Titian’s Pietà at the Accademia Galleries
But monsters can also be invisible. And it’s the representation of fear that reflects their concealed presence. Have a look at the Pietà painted by Titian and now at the Accademia Galleries in Venice. Of course, the monster is death, and death scares.
But it does even more when it’s against natural order, i.e. a son dying before his mother. Terror seizes Mary Magdalene to the left and her screaming face more that anything else represents lack of… faith?
As you all know, the painting was left unfinished by Titian and was meant to be on his grave. He died during one of the worst pestilences Venice has ever experienced. Over one third of the population was gone. And in the same years when Tintoretto was painting his dragons and handsome Satan, Titian painted for his own tomb one of the best representations of fear accompanied by monstrous lions sculptured on the sides of the Pietà.

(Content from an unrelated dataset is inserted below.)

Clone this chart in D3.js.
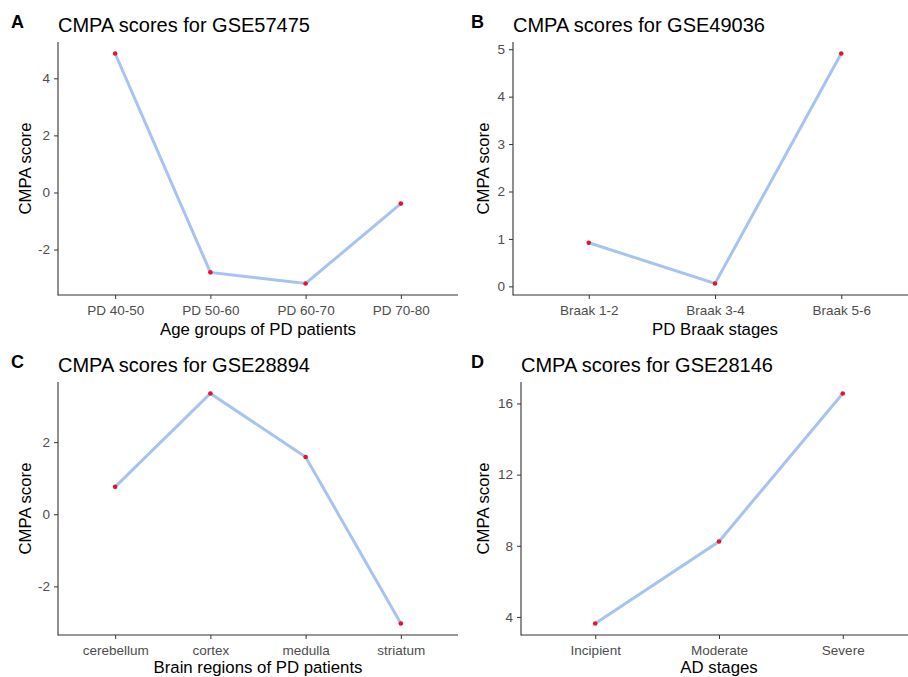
<!DOCTYPE html>
<html>
<head>
<meta charset="utf-8">
<script src="https://cdn.jsdelivr.net/npm/d3@7"></script>
<style>
  body { margin: 0; background: #fff; }
  svg text { font-family: "Liberation Sans", Arial, sans-serif; }
</style>
</head>
<body>
<svg id="fig" width="908" height="677"></svg>
<script>
// ---- data ----
var agesCats = ["PD 40-50", "PD 50-60", "PD 60-70", "PD 70-80"];
var agesVals = [4.87, -2.80, -3.19, -0.39];
var agesTicks = [-2, 0, 2, 4];

var braakCats = ["Braak 1-2", "Braak 3-4", "Braak 5-6"];
var braakVals = [0.92, 0.06, 4.91];
var braakTicks = [0, 1, 2, 3, 4, 5];

var regionCats = ["cerebellum", "cortex", "medulla", "striatum"];
var regionVals = [0.76, 3.35, 1.59, -3.03];
var regionTicks = [-2, 0, 2];

var adCats = ["Incipient", "Moderate", "Severe"];
var adVals = [3.63, 8.24, 16.56];
var adTicks = [4, 8, 12, 16];

var lineColor = "#a6c3f2",
    dotColor = "#e8132b",
    axisColor = "#333333",
    tickText = "#4d4d4d";

var H = 677;
var svg = d3.select("#fig");

// ggplot-like discrete x scale: 0.6 of a step of padding on each side
function discreteX(cats, x0, x1) {
  var n = cats.length;
  var step = (x1 - x0) / (n - 1 + 1.2);
  return d3.scalePoint().domain(cats).range([x0 + 0.6 * step, x1 - 0.6 * step]);
}

function drawPanel(p) {
  var g = svg.append("g");

  var x = discreteX(p.cats, p.left, p.right);
  var ext = d3.extent(p.vals);
  var pad = (ext[1] - ext[0]) * 0.05;
  var y = d3.scaleLinear().domain([ext[0] - pad, ext[1] + pad]).range([p.bottom, p.top]);

  // panel letter + title
  g.append("text")
    .attr("x", p.letterX).attr("y", p.top - 14)
    .attr("font-size", 18).attr("font-weight", "bold")
    .text(p.letter);
  g.append("text")
    .attr("x", p.left).attr("y", p.top - 10.5)
    .attr("font-size", 20)
    .text(p.title);

  // axes (plain hyphen for negatives, like R)
  var yAxis = d3.axisLeft(y).tickValues(p.ticks).tickSize(4).tickPadding(4)
    .tickFormat(function(d) { return String(d); });
  var yg = g.append("g").attr("transform", "translate(" + p.left + ",0)").call(yAxis);
  var xAxis = d3.axisBottom(x).tickSize(4).tickPadding(6);
  var xg = g.append("g").attr("transform", "translate(0," + p.bottom + ")").call(xAxis);

  [yg, xg].forEach(function(a) {
    a.select(".domain").remove();
    a.selectAll(".tick line").attr("stroke", axisColor);
    a.selectAll(".tick text").attr("fill", tickText).attr("font-size", 13.5)
      .attr("font-family", "Liberation Sans, Arial, sans-serif");
  });
  // axis lines, plain, no end ticks
  g.append("line").attr("x1", p.left).attr("x2", p.left).attr("y1", p.top).attr("y2", p.bottom + 0.5)
    .attr("stroke", axisColor).attr("stroke-width", 1.1);
  g.append("line").attr("x1", p.left).attr("x2", p.right).attr("y1", p.bottom).attr("y2", p.bottom)
    .attr("stroke", axisColor).attr("stroke-width", 1.1);

  // axis titles (bottom row kept just inside the page)
  g.append("text")
    .attr("x", (p.left + p.right) / 2).attr("y", Math.min(p.bottom + 40, H - 4.5))
    .attr("text-anchor", "middle").attr("font-size", 16.8)
    .text(p.xTitle);
  g.append("text")
    .attr("transform", "translate(" + p.yTitleX + "," + ((p.top + p.bottom) / 2) + ") rotate(-90)")
    .attr("text-anchor", "middle").attr("font-size", 16.8)
    .text("CMPA score");

  // line + points
  var pts = p.cats.map(function(c, i) { return [c, p.vals[i]]; });
  g.append("path")
    .datum(pts)
    .attr("fill", "none")
    .attr("stroke", lineColor)
    .attr("stroke-width", 3)
    .attr("d", d3.line().x(function(d) { return x(d[0]); }).y(function(d) { return y(d[1]); }));
  g.selectAll("circle.pt").data(pts).enter().append("circle")
    .attr("class", "pt")
    .attr("cx", function(d) { return x(d[0]); })
    .attr("cy", function(d) { return y(d[1]); })
    .attr("r", 2.3)
    .attr("fill", dotColor);
}

drawPanel({ letter: "A", title: "CMPA scores for GSE57475", cats: agesCats, vals: agesVals, ticks: agesTicks,
  xTitle: "Age groups of PD patients", left: 58, right: 458, top: 42, bottom: 295, letterX: 11, yTitleX: 31 });
drawPanel({ letter: "B", title: "CMPA scores for GSE49036", cats: braakCats, vals: braakVals, ticks: braakTicks,
  xTitle: "PD Braak stages", left: 513, right: 917, top: 42, bottom: 295, letterX: 471, yTitleX: 489 });
drawPanel({ letter: "C", title: "CMPA scores for GSE28894", cats: regionCats, vals: regionVals, ticks: regionTicks,
  xTitle: "Brain regions of PD patients", left: 58, right: 458, top: 382, bottom: 635, letterX: 11, yTitleX: 31 });
drawPanel({ letter: "D", title: "CMPA scores for GSE28146", cats: adCats, vals: adVals, ticks: adTicks,
  xTitle: "AD stages", left: 521, right: 917, top: 382, bottom: 635, letterX: 471, yTitleX: 489 });
</script>
</body>
</html>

Max Ernst and Joan Miró at the Peggy Guggenheim collection
Ready for a big jump into modernity? Just get to the Peggy Guggenheim’s collection at Palazzo Venier dei Leoni and there you can see more works with my favourite monsters. One is Max Ernst’s La Toilette de la Mariée, 1940.
The hybrid nature of the monsters comes back echoing medieval bestiaries. Subconsciousness is turned into reality and monsters hiding inside the soul are clearly monsters the human mind created. But, do they really scare you?
The monster that scares me most is, in fact, Joan Miró’s Femme Assise II.
Painted in 1939 during Civil War in Spain, this work shows a feminine monster, aggressive, devouring with greed whatever falls in her open mouth. Teeth again. Titanic giant, this unnatural mother scares as it revolts the concept of motherhood. Miró’s creature is a sort of violent Medea brought into life thanks to an original artistic language, invented by the artist. The country was torn apart and sliding into dictatorship. Only a new graphic grammar could describe this. Don’t you feel as if that head is going to turn against the viewer, too?
A Still Life by Luc Tuymans at Palazzo Grassi
Finally, you may be familiar with Still Life (2002) by Luc Tuymans, part of François Pinault Collection and exhibited at Punta della Dogana a few years ago. Probably the largest still life ever painted —it’s almost 3,5 meter high per over 5 meter wide—, Tuymans’ work was painted on the occasion of the first anniversary of the attack against the Twin Towers on 9/11. During the international exhibition documenta in 2002, artists were asked to talk about that tragic event that changed the history. Tuymans polemically refused, simply acknowledging that the subject could not be represented and offered this Still Life inspired by a work by Cezanne, but in much larger dimensions.
What happens however when one cannot represent a monster, fears or terror? Isn’t that, in the end, a tangible hymn to human fragility?